MOBILE, Ala. – Alex Anzalone’s self-confidence took him to the edge of starting his professional career. Eventually, voices of support helped him make the leap into the unknown he lives now.
The former Florida linebacker, who in January announced his intention to enter the NFL Draft after completing his redshirt junior season, knows he has the mental stamina to go from The Swamp to Sunday pomp. But he understands the grind has only begun to fulfill the destiny he desires.
“Leaving early, it’s just a hard decision,” Anzalone told SEC Country on Monday in the buildup to the Senior Bowl. “I mean, it’s something you’ve been doing for four years or a little over four years. I had already graduated. I put a good year together, and the feedback I got was all good stuff. So I made the decision to leave, and it wasn’t an easy one.
“I think I’m mature enough to do it. I’ve had people, buddies, I know in the league. So just hearing from them (was positive), and I know I can do it mentally, and I know I have the ability to (succeed). Just doing it – that’s the hard part. So it’s easier said than done, but that’s kind of the thought process I had.”
There isn’t much easy about this time for players who are fresh off kissing goodbye to college. Anzalone and other NFL hopefuls who roamed the lobby Monday at the Renaissance Riverview Plaza Hotel smiled and chatted with team representatives in one of the most breakneck meet-and-greets you can imagine. (Picture speed dating for the NFL.)
Still, there’s no guarantee of a golden path ahead, no matter how many hands are shaken or how many eyes are impressed.
That leap? By now, Anzalone is well-acquainted with the abyss.
“You go from college where you’re guaranteed a scholarship, you’re guaranteed all these things, to entering a business where nothing is guaranteed,” said Anzalone, who named former Florida tight end Jake McGee as one of his mentors when making the NFL Draft decision. “So that’s probably the biggest thing for me.”
Staying healthy could become Anzalone’s biggest key to a long, productive NFL career. This past fall, he was second on the Gators in tackles (53) before sustaining a season-ending broken left arm against Arkansas on Nov. 5. Before that, he injured his right shoulder in the second game of the 2015 season and missed the rest of the year.
Anzalone appeared in all 12 games as a backup linebacker in 2014. But he lived through several injuries as a freshman in 2013 and only played in 10 contests. He closes his Florida career with 75 tackles in 32 games.
The injuries have been a bear. But when Anzalone’s health cooperates, the linebacker has displayed flashes of becoming a beast.
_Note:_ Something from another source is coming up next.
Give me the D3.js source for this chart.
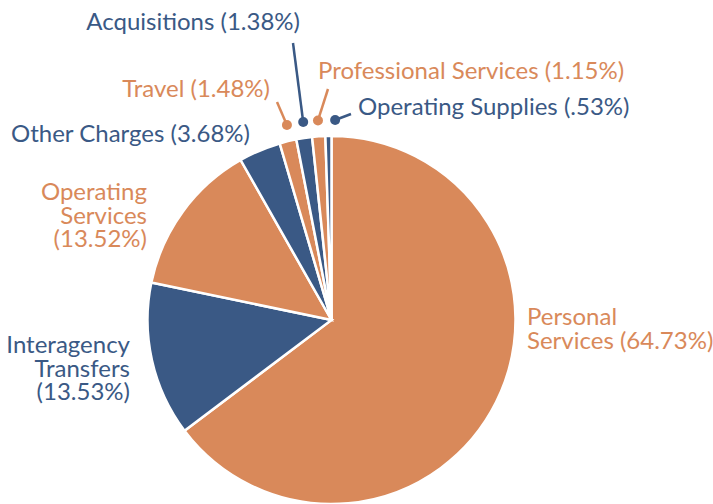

He showed potential in totaling a career-high 12 tackles in a loss to Tennessee on Sept. 24. The moment became a tease of what the 6-foot-3, 240-pound athlete can do when injuries aren’t serving as a ball and chain.
Yet there’s a riddle facing Anzalone and any NFL team interested in him: How the heck does he avoid the injury list?
Time will show if he can stay upright to keep his career trajectory moving upward. But when Anzalone thinks backs to his time at Florida, he carries positive memories, even if they come with a heavy dose of “What if?” when considering his career.
“Personally, I grew a lot,” Anzalone said. “I think I got a lot better as a player and became a student of the game. I’m not saying I wasn’t before, but it was also just learning the college level and how much goes into it. And obviously, you’ve all seen how the program has progressed these past couple years, making it to the SEC Championship Game two years in a row. So it’s headed on the right path, and things are looking good.”